6 Feature Scaling in practice

In practice, not the complete data record is usually scaled. There are two reasons for this:

  1. In the case of large data sets, it makes little sense with regard to the storage capacity (RAM) to reserve another scaled data set.

  2. To train supervised machine learning algorithms, the data sets are usually divided into training and test parts. It is common to only scale the training part. The metrics used to scale the training part are then applied to the test part. This should prevent that the test part for evaluating an algorithm is really unseen.

Sounds complicated, but it’s totally easy to implement.

First of all we create a random dataframe.

df = pd.DataFrame(np.random.randint(0,100,size=(10000, 4)), columns=['Var1', 'Var2', 'Var3', 'Target_Var'])
df.head()

Then we split it as if we wanted to train a machine learning model. If you want to know how the train-test-split function works, have a look at this post of mine: “Random sampling”

x = df.drop('Target_Var', axis=1)
y = df['Target_Var']

trainX, testX, trainY, testY = train_test_split(x, y, test_size = 0.2)

Now the scaling is used (here StandardScaler):

sc=StandardScaler()

scaler = sc.fit(trainX)
trainX_scaled = scaler.transform(trainX)
testX_scaled = scaler.transform(testX)

We save the scaler on an object, adapt this object to the training part and transform the trainX and testX part with the metrics obtained. Here we have the scaled features:

trainX_scaled

You can also save yourself a step in the syntax if you don’t use the fit & transform function individually but together!! Don’t do this if you plan to train a machine learning algorithm!! Use the previous method for this.
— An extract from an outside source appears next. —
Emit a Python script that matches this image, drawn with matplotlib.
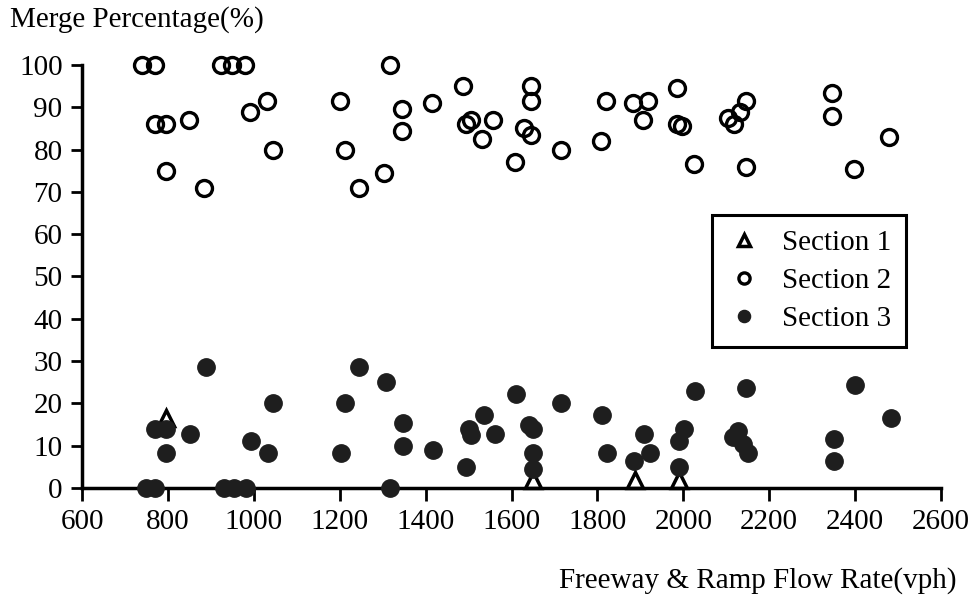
import matplotlib
matplotlib.use("Agg")
import matplotlib.pyplot as plt

plt.rcParams["font.family"] = ["Liberation Serif", "DejaVu Serif"]

# Section 1 (open triangles)
sec1_x = [795, 1649, 1887, 1990]
sec1_y = [16.5, 2, 2, 2]

# Section 2 (open circles)
sec2_x = [740, 770, 770, 795, 850, 795, 885, 923, 950, 980, 990, 1030, 1045,
          1200, 1213, 1245, 1302, 1318, 1345, 1345, 1415, 1488, 1495, 1505,
          1558, 1532, 1645, 1645, 1630, 1645, 1715, 1607, 1808, 1821, 1882,
          1918, 1907, 1985, 1985, 1998, 2024, 2105, 2119, 2133, 2145, 2145,
          2346, 2346, 2397, 2479]
sec2_y = [100, 100, 86, 86, 87, 75, 71, 100, 100, 100, 89, 91.5, 80,
          91.5, 80, 71, 74.5, 100, 89.5, 84.5, 91, 95, 86, 87,
          87, 82.5, 95, 91.5, 85, 83.5, 80, 77, 82, 91.5, 91,
          91.5, 87, 94.5, 86, 85.5, 76.5, 87.5, 86, 89, 91.5, 76,
          93.3, 88, 75.5, 83]

# Section 3 (filled circles)
sec3_x = [748, 770, 930, 953, 982, 1318, 770, 796, 796, 852, 888, 994, 1033,
          1045, 1204, 1213, 1246, 1307, 1348, 1348, 1418, 1493, 1500, 1506,
          1536, 1561, 1610, 1640, 1650, 1649, 1649, 1716, 1810, 1823, 1886,
          1909, 1923, 1990, 2002, 1990, 2027, 2115, 2127, 2138, 2150, 2146,
          2351, 2351, 2400, 2483]
sec3_y = [0, 0, 0, 0, 0, 0, 14, 14, 8.3, 12.7, 28.7, 11, 8.3,
          20, 8.3, 20, 28.7, 25, 15.4, 10, 9, 5, 14, 12.5,
          17.3, 12.8, 22.2, 15, 14, 8.2, 4.4, 20, 17.3, 8.2, 6.5,
          12.8, 8.2, 11, 14, 5, 23, 12, 13.5, 10.5, 8.3, 23.6,
          11.5, 6.5, 24.3, 16.6]

x_ticks = [600, 800, 1000, 1200, 1400, 1600, 1800, 2000, 2200, 2400, 2600]
y_ticks = [0, 10, 20, 30, 40, 50, 60, 70, 80, 90, 100]

fig = plt.figure(figsize=(9.79, 5.99), dpi=100)
ax = fig.add_axes([0.0838, 0.1853, 0.8774, 0.7062])

ax.plot(sec1_x, sec1_y, linestyle="none", marker="^", ms=12, mfc="white",
        mec="black", mew=2.5, label="Section 1", zorder=2, clip_on=False)
ax.plot(sec2_x, sec2_y, linestyle="none", marker="o", ms=11.5, mfc="none",
        mec="black", mew=2.4, label="Section 2", zorder=3, clip_on=False)
ax.plot(sec3_x, sec3_y, linestyle="none", marker="o", ms=12.5, mfc="#1e1e1e",
        mec="#1e1e1e", mew=1, label="Section 3", zorder=4, clip_on=False)

ax.set_xlim(600, 2600)
ax.set_ylim(0, 100)
ax.set_xticks(x_ticks)
ax.set_yticks(y_ticks)
ax.tick_params(axis="both", labelsize=21, width=2, direction="out")
ax.tick_params(axis="x", length=9, pad=6)
ax.tick_params(axis="y", length=8, pad=6)

for side in ["top", "right"]:
    ax.spines[side].set_visible(False)
for side in ["left", "bottom"]:
    ax.spines[side].set_linewidth(2.5)

fig.text(10 / 979, 1 - 6 / 599, "Merge Percentage(%)", fontsize=21,
         ha="left", va="top")
fig.text(957 / 979, 1 - 594 / 599, "Freeway & Ramp Flow Rate(vph)",
         fontsize=21, ha="right", va="bottom")

leg = ax.legend(loc="upper left", bbox_to_anchor=(712 / 979, 1 - 215 / 599),
                bbox_transform=fig.transFigure, fontsize=21, frameon=True,
                fancybox=False, markerscale=0.7, handletextpad=0.7,
                borderpad=0.5, labelspacing=0.4, handlelength=1.2,
                borderaxespad=0, framealpha=1)
leg.get_frame().set_edgecolor("black")
leg.get_frame().set_linewidth(2.2)

fig.savefig("out.png", dpi=100)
But if you want to scale an entire data set (for example for cluster analysis), then use the fit_transform function:

sc=StandardScaler()

df_scaled = sc.fit_transform(df)

7 Normalize or Standardize?

Scaling methods can be divided into two categories: Normalization and Standardization

As a refresher, normalization is a scaling technique where values are shifted and rescaled so that they are in the range between 0 and 1 whereas standardization centers the values around the mean with a unit standard deviation. This means that the mean value of the attribute becomes zero and the resulting distribution has a unit standard deviation.

Accordingly, the scaling methods presented above can be classified as follows:

The question now is when do I have to use which scaling technique? There is no single answer to this, but one can use the underlying distribution as a guide:

  • Normalization is good to use when you know that the distribution of your data does not follow a Gaussian distribution.
  • Standardization, on the other hand, can be helpful in cases where the data follows a Gaussian distribution.

My personal recommendation when developing machine learning models is to first fit the model to raw, normalized and standardized data and compare performance for best results.

8 Conclusion

As described in the introduction, scaling can significantly improve model performance. From this point of view, you should take these into account before training your machine learning algorithm.